L’attore Johnny Marco (Stephen Dorff) risiede a tempo indeterminato in una stanza del Chateau Marmont di Los Angeles; gira a vuoto per le strade a bordo di una Ferrari nera; assiste a delle pietose lap dance a domicilio; si presenta alle conferenze stampa in jeans e maglietta rispondendo a delle domande semplicistiche, e conclude le sue serate con qualche donna di passaggio.
Le sue giornate prendono una piega differente quando ospita sua figlia Cleo (Elle Fanning nel suo primo ruolo importante) mentre la sua ex moglie si assenta momentaneamente per stare da sola. Prima di accompagnarla ad un campo estivo, Johnny invita Cleo a seguirlo in Italia per ritirare un riconoscimento.
Grazie alla presenza di sua figlia, Johnny capirà di essere rimasto bloccato per anni in una strada senza uscita.
Nonostante abbia vinto il Leone d’oro al Festival del Cinema di Venezia, Somewhere non ha convinto la maggior parte della stampa e degli spettatori a causa di una narrazione che si affida solamente alla dilatazione temporale delle riprese e al sonoro in presa diretta, piuttosto che alla struttura in tre atti.
Come intro per il suo lungometraggio, Sofia Coppola ha deciso di filmare quattro giri a vuoto della Ferrari nera su una strada deserta, per poi concludere al quinto giro con Johnny Marco che esce dal veicolo e osserva un punto fuori campo. Quella scena dura circa due minuti e otto secondi; ed è solo l’inizio di una lunga sperimentazione visiva: la scena della maschera nello studio degli effetti speciali (con l’attore che respira durante l’asciugatura) dura un minuto e quarantanove secondi; la scena della lap dance con My hero dei Foo Fighters in sottofondo è di due minuti e ventinove secondi, e quella con Cleo che pattina sul ghiaccio con Cool di Gwen Stefani dura più di tre minuti.
Ma si tratta veramente di un film noioso? Ovviamente ci vorrebbe un’analisi approfondita per cogliere le reali intenzioni della regista; esattamente come è accaduto con il cinema di Michelangelo Antonioni, un tempo accolto con freddezza e successivamente acclamato dai cinefili.

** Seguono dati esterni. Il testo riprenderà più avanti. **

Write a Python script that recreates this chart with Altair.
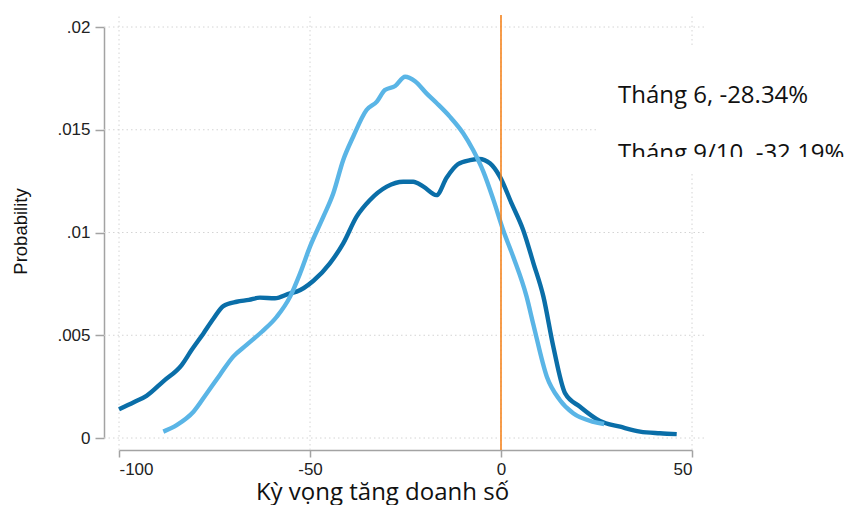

Tornando al film della Coppola: per chi ha già ammirato Lost in translation (che è indubbiamente il suo capolavoro) non ci si deve aspettare una copia. Nonostante l’ambientazione alberghiera, le due trame sono differenti: Lost in translation è la storia di due sconosciuti che uccidono la noia e la solitudine vagando per le strade di Tokyo; mentre Somewhere rimane una storia su un amore paterno che salva il protagonista dal vuoto esistenziale.
A dispetto delle accuse di nepotismo, ricevute a causa di un cognome fin troppo importante, Sofia Coppola andrebbe ammirata per la sua coerenza stilistica, e per i suoi gusti in fatto di cinema, fotografia, pittura, moda, design e musica, che l’hanno portata a creare delle immagini così piacevoli da guardare e ascoltare. Pensate allo stile pop di Marie Antoinette e agli interni con la luce naturale alla “Barry Lyndon” de L’inganno!
Tornando al confronto tra Somewhere e Lost in translation, ci si domanda il motivo per cui la figlia di Francis Ford Coppola ambienti la maggior parte dei suoi film negli alberghi. Durante una conferenza stampa al Festival di Venezia, ella ha dichiarato che – oltre ad averli frequentati fin dall’infanzia per il lavoro del padre – gli alberghi sono dei luoghi di trasformazione, all’interno dei quali i suoi personaggi possono subire alcune svolte nel corso della loro permanenza.